ROWS:
****************************************
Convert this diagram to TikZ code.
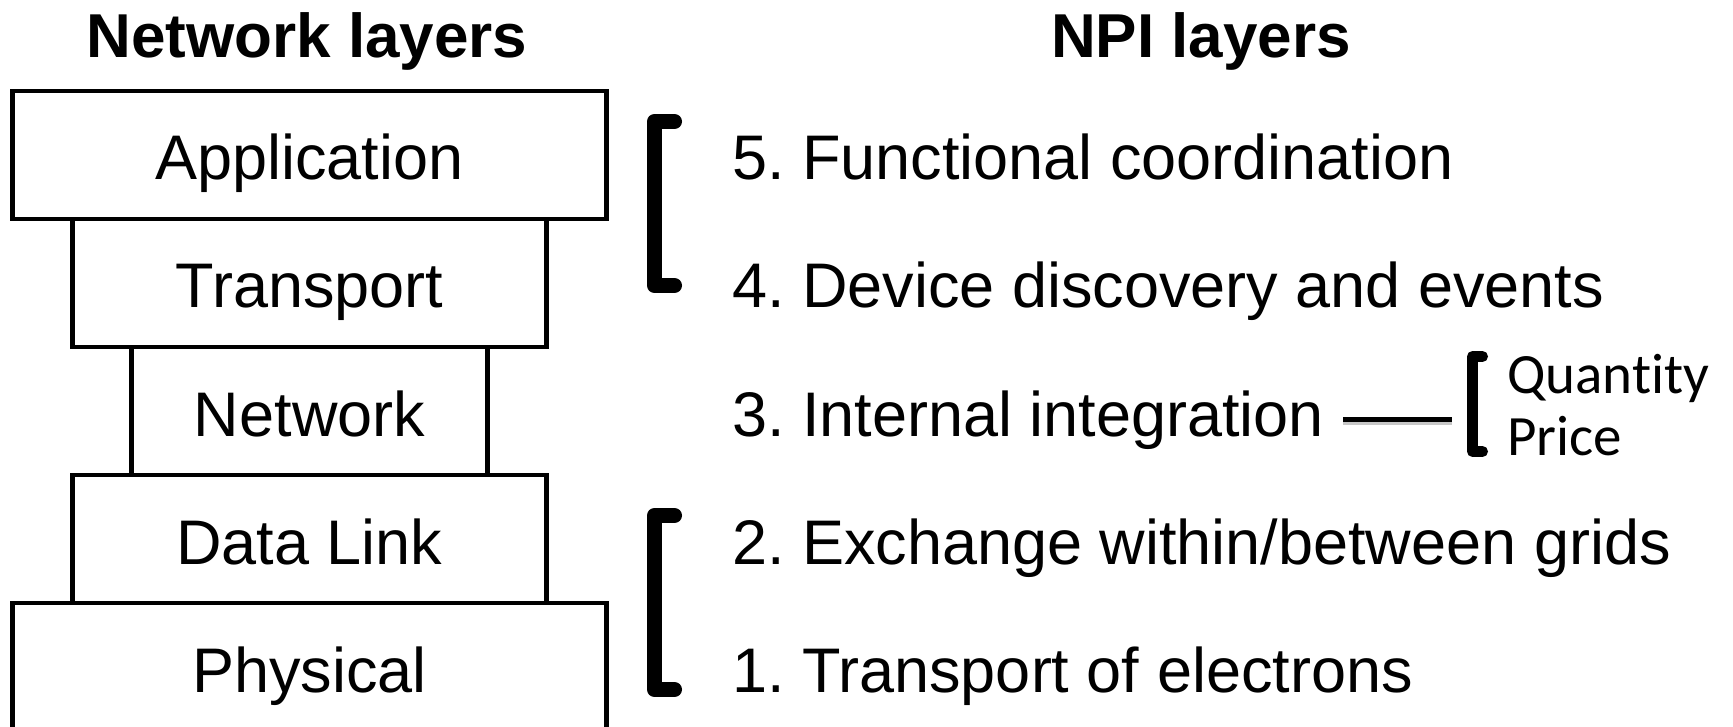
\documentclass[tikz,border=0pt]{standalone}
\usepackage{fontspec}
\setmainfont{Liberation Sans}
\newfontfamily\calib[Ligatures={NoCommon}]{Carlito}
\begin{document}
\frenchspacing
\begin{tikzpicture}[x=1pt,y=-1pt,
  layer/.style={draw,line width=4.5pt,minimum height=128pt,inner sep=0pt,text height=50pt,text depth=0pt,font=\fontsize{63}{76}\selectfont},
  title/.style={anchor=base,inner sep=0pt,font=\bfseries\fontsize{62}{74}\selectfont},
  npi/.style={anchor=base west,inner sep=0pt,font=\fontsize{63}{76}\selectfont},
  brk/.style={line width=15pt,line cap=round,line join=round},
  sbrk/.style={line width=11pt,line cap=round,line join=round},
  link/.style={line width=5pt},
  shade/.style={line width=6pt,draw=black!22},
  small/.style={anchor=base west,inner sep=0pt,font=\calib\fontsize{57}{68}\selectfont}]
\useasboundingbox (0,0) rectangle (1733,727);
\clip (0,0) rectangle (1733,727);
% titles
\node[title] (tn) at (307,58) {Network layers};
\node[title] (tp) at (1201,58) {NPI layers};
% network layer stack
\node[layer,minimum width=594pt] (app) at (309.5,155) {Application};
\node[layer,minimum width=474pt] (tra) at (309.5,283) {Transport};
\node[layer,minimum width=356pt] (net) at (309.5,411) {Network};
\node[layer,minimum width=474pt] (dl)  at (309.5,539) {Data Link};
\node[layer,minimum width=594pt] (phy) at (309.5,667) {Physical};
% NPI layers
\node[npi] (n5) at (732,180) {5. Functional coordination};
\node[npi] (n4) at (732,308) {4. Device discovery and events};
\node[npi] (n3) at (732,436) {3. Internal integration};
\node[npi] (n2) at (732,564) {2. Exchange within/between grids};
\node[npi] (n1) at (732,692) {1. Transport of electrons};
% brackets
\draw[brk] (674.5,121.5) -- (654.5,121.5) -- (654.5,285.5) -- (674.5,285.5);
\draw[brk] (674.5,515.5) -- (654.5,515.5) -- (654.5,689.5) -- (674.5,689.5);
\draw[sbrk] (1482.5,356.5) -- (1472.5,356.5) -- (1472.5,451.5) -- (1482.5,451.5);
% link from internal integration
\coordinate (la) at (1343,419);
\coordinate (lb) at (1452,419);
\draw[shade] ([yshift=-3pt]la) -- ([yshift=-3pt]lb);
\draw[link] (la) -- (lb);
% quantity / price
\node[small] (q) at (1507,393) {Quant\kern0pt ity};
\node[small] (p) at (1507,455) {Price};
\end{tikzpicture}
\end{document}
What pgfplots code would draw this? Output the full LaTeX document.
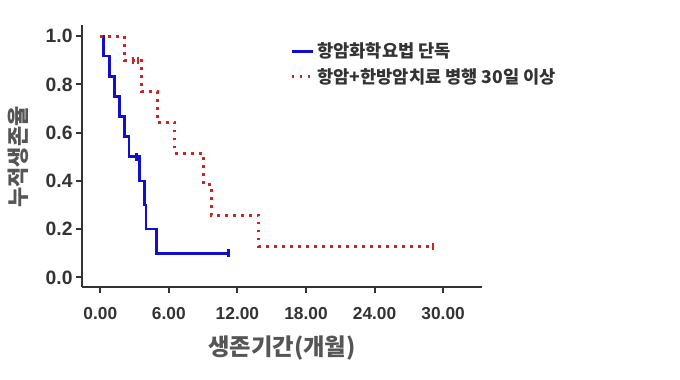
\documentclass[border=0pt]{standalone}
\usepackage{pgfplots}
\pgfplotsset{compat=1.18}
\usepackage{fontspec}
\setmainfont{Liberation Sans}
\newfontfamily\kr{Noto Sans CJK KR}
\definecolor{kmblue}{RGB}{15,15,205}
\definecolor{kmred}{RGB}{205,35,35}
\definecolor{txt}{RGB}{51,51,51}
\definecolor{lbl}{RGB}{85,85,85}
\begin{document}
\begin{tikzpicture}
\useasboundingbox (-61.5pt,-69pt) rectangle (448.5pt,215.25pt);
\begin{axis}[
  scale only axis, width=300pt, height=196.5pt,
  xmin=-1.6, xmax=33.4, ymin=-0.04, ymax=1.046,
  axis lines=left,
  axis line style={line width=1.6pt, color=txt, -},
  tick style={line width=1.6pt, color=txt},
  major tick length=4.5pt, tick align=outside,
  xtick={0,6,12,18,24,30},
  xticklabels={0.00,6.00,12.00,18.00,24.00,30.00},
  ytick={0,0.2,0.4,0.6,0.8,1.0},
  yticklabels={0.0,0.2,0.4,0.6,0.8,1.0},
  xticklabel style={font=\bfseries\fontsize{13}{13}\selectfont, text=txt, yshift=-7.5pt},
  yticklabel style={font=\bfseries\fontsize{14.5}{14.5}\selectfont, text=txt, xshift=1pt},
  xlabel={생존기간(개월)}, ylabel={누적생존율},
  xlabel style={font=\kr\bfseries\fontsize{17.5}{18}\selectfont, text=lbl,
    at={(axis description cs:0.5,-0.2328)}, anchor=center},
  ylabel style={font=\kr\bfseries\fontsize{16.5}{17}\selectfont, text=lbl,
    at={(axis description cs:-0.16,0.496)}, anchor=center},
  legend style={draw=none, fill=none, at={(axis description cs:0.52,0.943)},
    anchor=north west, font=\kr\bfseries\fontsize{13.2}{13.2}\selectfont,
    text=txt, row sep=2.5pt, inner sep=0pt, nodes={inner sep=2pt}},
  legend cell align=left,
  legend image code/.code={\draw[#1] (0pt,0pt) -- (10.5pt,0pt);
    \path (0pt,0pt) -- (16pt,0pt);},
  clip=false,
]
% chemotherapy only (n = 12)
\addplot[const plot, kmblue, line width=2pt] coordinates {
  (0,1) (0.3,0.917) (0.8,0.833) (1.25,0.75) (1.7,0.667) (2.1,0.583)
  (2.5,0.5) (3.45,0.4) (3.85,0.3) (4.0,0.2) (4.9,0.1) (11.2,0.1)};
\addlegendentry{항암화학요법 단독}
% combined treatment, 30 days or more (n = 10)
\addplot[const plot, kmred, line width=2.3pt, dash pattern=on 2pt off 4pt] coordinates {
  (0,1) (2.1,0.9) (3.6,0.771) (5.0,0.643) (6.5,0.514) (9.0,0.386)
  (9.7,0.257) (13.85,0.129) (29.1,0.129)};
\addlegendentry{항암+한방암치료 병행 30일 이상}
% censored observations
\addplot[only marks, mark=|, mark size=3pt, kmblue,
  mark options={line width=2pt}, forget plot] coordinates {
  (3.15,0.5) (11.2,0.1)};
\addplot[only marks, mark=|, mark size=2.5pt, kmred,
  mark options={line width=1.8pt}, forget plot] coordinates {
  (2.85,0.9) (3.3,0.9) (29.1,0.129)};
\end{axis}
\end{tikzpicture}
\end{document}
****************************************
DO THIS: Reproduce all of the data exactly; the pictures do not belong in the copy.

THE REPLY:
Convert this diagram to TikZ code.
\documentclass[tikz,border=0pt]{standalone}
\usepackage{fontspec}
\setmainfont{Liberation Sans}
\newfontfamily\calib[Ligatures={NoCommon}]{Carlito}
\begin{document}
\frenchspacing
\begin{tikzpicture}[x=1pt,y=-1pt,
  layer/.style={draw,line width=4.5pt,minimum height=128pt,inner sep=0pt,text height=50pt,text depth=0pt,font=\fontsize{63}{76}\selectfont},
  title/.style={anchor=base,inner sep=0pt,font=\bfseries\fontsize{62}{74}\selectfont},
  npi/.style={anchor=base west,inner sep=0pt,font=\fontsize{63}{76}\selectfont},
  brk/.style={line width=15pt,line cap=round,line join=round},
  sbrk/.style={line width=11pt,line cap=round,line join=round},
  link/.style={line width=5pt},
  shade/.style={line width=6pt,draw=black!22},
  small/.style={anchor=base west,inner sep=0pt,font=\calib\fontsize{57}{68}\selectfont}]
\useasboundingbox (0,0) rectangle (1733,727);
\clip (0,0) rectangle (1733,727);
% titles
\node[title] (tn) at (307,58) {Network layers};
\node[title] (tp) at (1201,58) {NPI layers};
% network layer stack
\node[layer,minimum width=594pt] (app) at (309.5,155) {Application};
\node[layer,minimum width=474pt] (tra) at (309.5,283) {Transport};
\node[layer,minimum width=356pt] (net) at (309.5,411) {Network};
\node[layer,minimum width=474pt] (dl)  at (309.5,539) {Data Link};
\node[layer,minimum width=594pt] (phy) at (309.5,667) {Physical};
% NPI layers
\node[npi] (n5) at (732,180) {5. Functional coordination};
\node[npi] (n4) at (732,308) {4. Device discovery and events};
\node[npi] (n3) at (732,436) {3. Internal integration};
\node[npi] (n2) at (732,564) {2. Exchange within/between grids};
\node[npi] (n1) at (732,692) {1. Transport of electrons};
% brackets
\draw[brk] (674.5,121.5) -- (654.5,121.5) -- (654.5,285.5) -- (674.5,285.5);
\draw[brk] (674.5,515.5) -- (654.5,515.5) -- (654.5,689.5) -- (674.5,689.5);
\draw[sbrk] (1482.5,356.5) -- (1472.5,356.5) -- (1472.5,451.5) -- (1482.5,451.5);
% link from internal integration
\coordinate (la) at (1343,419);
\coordinate (lb) at (1452,419);
\draw[shade] ([yshift=-3pt]la) -- ([yshift=-3pt]lb);
\draw[link] (la) -- (lb);
% quantity / price
\node[small] (q) at (1507,393) {Quant\kern0pt ity};
\node[small] (p) at (1507,455) {Price};
\end{tikzpicture}
\end{document}
What pgfplots code would draw this? Output the full LaTeX document.
\documentclass[border=0pt]{standalone}
\usepackage{pgfplots}
\pgfplotsset{compat=1.18}
\usepackage{fontspec}
\setmainfont{Liberation Sans}
\newfontfamily\kr{Noto Sans CJK KR}
\definecolor{kmblue}{RGB}{15,15,205}
\definecolor{kmred}{RGB}{205,35,35}
\definecolor{txt}{RGB}{51,51,51}
\definecolor{lbl}{RGB}{85,85,85}
\begin{document}
\begin{tikzpicture}
\useasboundingbox (-61.5pt,-69pt) rectangle (448.5pt,215.25pt);
\begin{axis}[
  scale only axis, width=300pt, height=196.5pt,
  xmin=-1.6, xmax=33.4, ymin=-0.04, ymax=1.046,
  axis lines=left,
  axis line style={line width=1.6pt, color=txt, -},
  tick style={line width=1.6pt, color=txt},
  major tick length=4.5pt, tick align=outside,
  xtick={0,6,12,18,24,30},
  xticklabels={0.00,6.00,12.00,18.00,24.00,30.00},
  ytick={0,0.2,0.4,0.6,0.8,1.0},
  yticklabels={0.0,0.2,0.4,0.6,0.8,1.0},
  xticklabel style={font=\bfseries\fontsize{13}{13}\selectfont, text=txt, yshift=-7.5pt},
  yticklabel style={font=\bfseries\fontsize{14.5}{14.5}\selectfont, text=txt, xshift=1pt},
  xlabel={생존기간(개월)}, ylabel={누적생존율},
  xlabel style={font=\kr\bfseries\fontsize{17.5}{18}\selectfont, text=lbl,
    at={(axis description cs:0.5,-0.2328)}, anchor=center},
  ylabel style={font=\kr\bfseries\fontsize{16.5}{17}\selectfont, text=lbl,
    at={(axis description cs:-0.16,0.496)}, anchor=center},
  legend style={draw=none, fill=none, at={(axis description cs:0.52,0.943)},
    anchor=north west, font=\kr\bfseries\fontsize{13.2}{13.2}\selectfont,
    text=txt, row sep=2.5pt, inner sep=0pt, nodes={inner sep=2pt}},
  legend cell align=left,
  legend image code/.code={\draw[#1] (0pt,0pt) -- (10.5pt,0pt);
    \path (0pt,0pt) -- (16pt,0pt);},
  clip=false,
]
% chemotherapy only (n = 12)
\addplot[const plot, kmblue, line width=2pt] coordinates {
  (0,1) (0.3,0.917) (0.8,0.833) (1.25,0.75) (1.7,0.667) (2.1,0.583)
  (2.5,0.5) (3.45,0.4) (3.85,0.3) (4.0,0.2) (4.9,0.1) (11.2,0.1)};
\addlegendentry{항암화학요법 단독}
% combined treatment, 30 days or more (n = 10)
\addplot[const plot, kmred, line width=2.3pt, dash pattern=on 2pt off 4pt] coordinates {
  (0,1) (2.1,0.9) (3.6,0.771) (5.0,0.643) (6.5,0.514) (9.0,0.386)
  (9.7,0.257) (13.85,0.129) (29.1,0.129)};
\addlegendentry{항암+한방암치료 병행 30일 이상}
% censored observations
\addplot[only marks, mark=|, mark size=3pt, kmblue,
  mark options={line width=2pt}, forget plot] coordinates {
  (3.15,0.5) (11.2,0.1)};
\addplot[only marks, mark=|, mark size=2.5pt, kmred,
  mark options={line width=1.8pt}, forget plot] coordinates {
  (2.85,0.9) (3.3,0.9) (29.1,0.129)};
\end{axis}
\end{tikzpicture}
\end{document}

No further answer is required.